• **Task prompt**
Start at the line containing "Rebuild this chart", stop at the line containing "width=0.385, offset=-0.005, showlegend=False))", and please reproduce every line in between, both ends included, without pictures.

• **Data extract**
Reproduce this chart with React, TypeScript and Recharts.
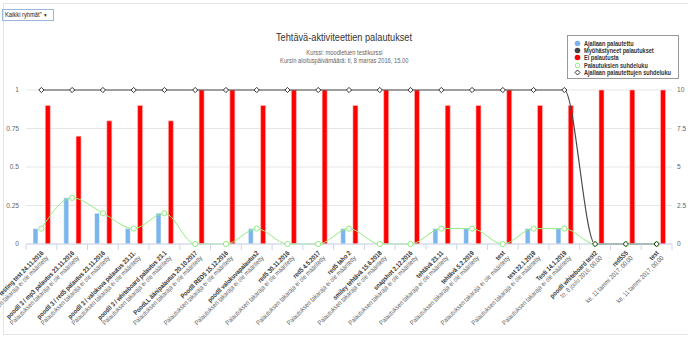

...

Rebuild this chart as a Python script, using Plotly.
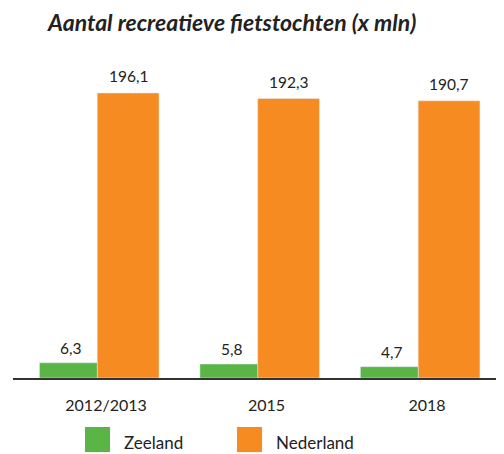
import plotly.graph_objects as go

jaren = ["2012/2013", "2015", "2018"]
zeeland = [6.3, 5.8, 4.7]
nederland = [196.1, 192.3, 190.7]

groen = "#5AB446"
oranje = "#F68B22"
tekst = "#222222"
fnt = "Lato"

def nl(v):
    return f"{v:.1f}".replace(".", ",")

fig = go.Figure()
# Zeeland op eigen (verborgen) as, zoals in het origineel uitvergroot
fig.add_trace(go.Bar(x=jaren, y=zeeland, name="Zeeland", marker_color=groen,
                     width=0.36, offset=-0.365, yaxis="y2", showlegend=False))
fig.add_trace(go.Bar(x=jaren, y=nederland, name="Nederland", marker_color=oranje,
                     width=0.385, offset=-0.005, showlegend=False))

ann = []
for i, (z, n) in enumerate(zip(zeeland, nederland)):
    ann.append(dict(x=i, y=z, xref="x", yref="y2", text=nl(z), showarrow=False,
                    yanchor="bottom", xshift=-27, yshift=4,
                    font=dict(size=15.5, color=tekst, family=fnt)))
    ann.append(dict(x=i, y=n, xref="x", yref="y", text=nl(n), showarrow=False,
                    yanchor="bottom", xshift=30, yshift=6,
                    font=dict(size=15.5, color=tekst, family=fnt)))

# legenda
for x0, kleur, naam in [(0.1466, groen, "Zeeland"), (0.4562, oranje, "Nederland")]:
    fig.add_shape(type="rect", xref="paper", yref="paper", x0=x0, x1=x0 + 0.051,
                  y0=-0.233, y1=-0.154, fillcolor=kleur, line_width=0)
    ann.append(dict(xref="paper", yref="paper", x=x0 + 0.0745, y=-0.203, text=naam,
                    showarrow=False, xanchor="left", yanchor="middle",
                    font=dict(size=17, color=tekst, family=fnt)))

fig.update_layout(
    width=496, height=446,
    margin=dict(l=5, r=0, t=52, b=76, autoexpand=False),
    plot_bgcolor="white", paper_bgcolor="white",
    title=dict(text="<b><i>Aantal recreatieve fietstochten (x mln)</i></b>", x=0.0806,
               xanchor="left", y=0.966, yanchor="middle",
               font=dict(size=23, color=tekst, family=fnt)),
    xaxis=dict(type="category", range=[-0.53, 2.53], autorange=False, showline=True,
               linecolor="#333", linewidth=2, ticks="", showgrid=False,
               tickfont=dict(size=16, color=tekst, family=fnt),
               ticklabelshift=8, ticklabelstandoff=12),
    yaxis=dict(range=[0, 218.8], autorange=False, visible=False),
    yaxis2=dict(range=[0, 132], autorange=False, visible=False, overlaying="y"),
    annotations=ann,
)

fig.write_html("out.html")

• **The output**
Rebuild this chart as a Python script, using Plotly.
import plotly.graph_objects as go

jaren = ["2012/2013", "2015", "2018"]
zeeland = [6.3, 5.8, 4.7]
nederland = [196.1, 192.3, 190.7]

groen = "#5AB446"
oranje = "#F68B22"
tekst = "#222222"
fnt = "Lato"

def nl(v):
    return f"{v:.1f}".replace(".", ",")

fig = go.Figure()
# Zeeland op eigen (verborgen) as, zoals in het origineel uitvergroot
fig.add_trace(go.Bar(x=jaren, y=zeeland, name="Zeeland", marker_color=groen,
                     width=0.36, offset=-0.365, yaxis="y2", showlegend=False))
fig.add_trace(go.Bar(x=jaren, y=nederland, name="Nederland", marker_color=oranje,
                     width=0.385, offset=-0.005, showlegend=False))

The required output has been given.